*The request*: Write each line of the material exactly as given, from the top through the line that contains "return fig.add_axes([left /", and omit all pictures.

*Given information*:
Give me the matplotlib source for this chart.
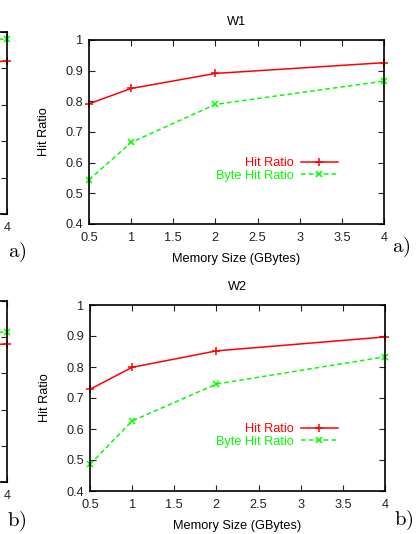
"""
Hit ratio vs memory size for the W1 and W2 workloads (gnuplot-style panels).
"""

import matplotlib
matplotlib.use("Agg")
import matplotlib.pyplot as plt

# data
memory_gb = [0.5, 1, 2, 4]
w1_hit = [0.792, 0.842, 0.891, 0.926]
w1_byte_hit = [0.544, 0.666, 0.790, 0.866]
w2_hit = [0.728, 0.799, 0.852, 0.897]
w2_byte_hit = [0.486, 0.626, 0.745, 0.833]

# neighbouring panels, only their right edge is visible
side_x = [2, 4]
side_a_hit = [0.90, 0.920]
side_a_byte_hit = [0.97, 0.981]
side_b_hit = [0.87, 0.881]
side_b_byte_hit = [0.90, 0.914]

x_ticks = [0.5, 1, 1.5, 2, 2.5, 3, 3.5, 4]
x_tick_labels = ["0.5", "1", "1.5", "2", "2.5", "3", "3.5", "4"]
y_ticks = [0.4, 0.5, 0.6, 0.7, 0.8, 0.9, 1.0]
y_tick_labels = ["0.4", "0.5", "0.6", "0.7", "0.8", "0.9", "1"]
side_y_ticks = [0.5, 0.6, 0.7, 0.8, 0.9, 1.0]

RED = "#ff0000"
GREEN = "#00ff00"
W, H = 417, 534
FS = 9.2

plt.rcParams["font.family"] = ["Liberation Sans", "DejaVu Sans"]
plt.rcParams["mathtext.fontset"] = "cm"

fig = plt.figure(figsize=(W / 100, H / 100), dpi=100)


def px_axes(left, top, right, bottom):
    return fig.add_axes([left / W, 1 - bottom / H, (right - left) / W, (bottom - top) / H])


def style(ax):
    for s in ax.spines.values():
        s.set_linewidth(1.2)
        s.set_color("black")
    ax.tick_params(direction="in", length=4, width=0.8, top=True, right=True,
                   labelsize=FS, pad=4, colors="#222222")
    ax.tick_params(axis="x", pad=6)


def main_panel(ax, hit, byte_hit, title, leg_y):
    ax.plot(memory_gb, hit, color=RED, lw=1.1, marker="+", ms=6, mew=1.1,
            label="Hit Ratio", clip_on=False)
    ax.plot(memory_gb, byte_hit, color=GREEN, lw=1.1, ls=(0, (3, 2)), marker="x",
            ms=5, mew=1.1, label="Byte Hit Ratio", clip_on=False)
    ax.set_xlim(0.5, 4)
    ax.set_ylim(0.4, 1.0)
    ax.set_xticks(x_ticks)
    ax.set_xticklabels(x_tick_labels)
    ax.set_yticks(y_ticks)
    ax.set_yticklabels(y_tick_labels)
    style(ax)
    ax.set_title(title, fontsize=FS, pad=11)
    ax.set_xlabel("Memory Size (GBytes)", fontsize=FS, labelpad=6)
    ax.set_ylabel("Hit Ratio", fontsize=FS, labelpad=11)
    leg = ax.legend(loc="center right", bbox_to_anchor=(338 / W, 1 - leg_y / H),
                    bbox_transform=fig.transFigure, frameon=False, markerfirst=False,
                    fontsize=FS, handlelength=2.9, handletextpad=0.6,
                    labelspacing=0.05, borderpad=0, borderaxespad=0)
    for txt, c in zip(leg.get_texts(), [RED, GREEN]):
        txt.set_color(c)


def side_panel(ax, hit, byte_hit):
    ax.plot(side_x, hit, color=RED, lw=1.1, marker="+", ms=6, mew=1.1, clip_on=False)
    ax.plot(side_x, byte_hit, color=GREEN, lw=1.1, ls=(0, (3, 2)), marker="x",
            ms=5, mew=1.1, clip_on=False)
    ax.set_xlim(0.5, 4)
    ax.set_ylim(0.5, 1.0)
    ax.set_xticks(x_ticks)
    # only the last label falls inside the picture
    ax.set_xticklabels([""] * (len(x_ticks) - 1) + ["4"])
    ax.set_yticks(side_y_ticks)
    ax.set_yticklabels([])
    style(ax)


ax1 = px_axes(89, 40, 384, 224)
main_panel(ax1, w1_hit, w1_byte_hit, "W1", 169.5)
ax2 = px_axes(90, 305, 385, 491)
main_panel(ax2, w2_hit, w2_byte_hit, "W2", 435.5)

side1 = px_axes(7 - 295, 32, 7, 214)
side_panel(side1, side_a_hit, side_a_byte_hit)
side2 = px_axes(7 - 295, 301, 7, 482)
side_panel(side2, side_b_hit, side_b_byte_hit)

# panel letters
for x, y, s in [(17, 252, "a)"), (401, 247, "a)"), (17, 521, "b)"), (404, 520, "b)")]:
    fig.text(x / W, 1 - y / H, r"$\mathrm{" + s + "}$", fontsize=15,
             ha="center", va="center")

fig.savefig("out.png", dpi=100)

*Completed exercise*:
Give me the matplotlib source for this chart.
"""
Hit ratio vs memory size for the W1 and W2 workloads (gnuplot-style panels).
"""

import matplotlib
matplotlib.use("Agg")
import matplotlib.pyplot as plt

# data
memory_gb = [0.5, 1, 2, 4]
w1_hit = [0.792, 0.842, 0.891, 0.926]
w1_byte_hit = [0.544, 0.666, 0.790, 0.866]
w2_hit = [0.728, 0.799, 0.852, 0.897]
w2_byte_hit = [0.486, 0.626, 0.745, 0.833]

# neighbouring panels, only their right edge is visible
side_x = [2, 4]
side_a_hit = [0.90, 0.920]
side_a_byte_hit = [0.97, 0.981]
side_b_hit = [0.87, 0.881]
side_b_byte_hit = [0.90, 0.914]

x_ticks = [0.5, 1, 1.5, 2, 2.5, 3, 3.5, 4]
x_tick_labels = ["0.5", "1", "1.5", "2", "2.5", "3", "3.5", "4"]
y_ticks = [0.4, 0.5, 0.6, 0.7, 0.8, 0.9, 1.0]
y_tick_labels = ["0.4", "0.5", "0.6", "0.7", "0.8", "0.9", "1"]
side_y_ticks = [0.5, 0.6, 0.7, 0.8, 0.9, 1.0]

RED = "#ff0000"
GREEN = "#00ff00"
W, H = 417, 534
FS = 9.2

plt.rcParams["font.family"] = ["Liberation Sans", "DejaVu Sans"]
plt.rcParams["mathtext.fontset"] = "cm"

fig = plt.figure(figsize=(W / 100, H / 100), dpi=100)


def px_axes(left, top, right, bottom):
    return fig.add_axes([left / W, 1 - bottom / H, (right - left) / W, (bottom - top) / H])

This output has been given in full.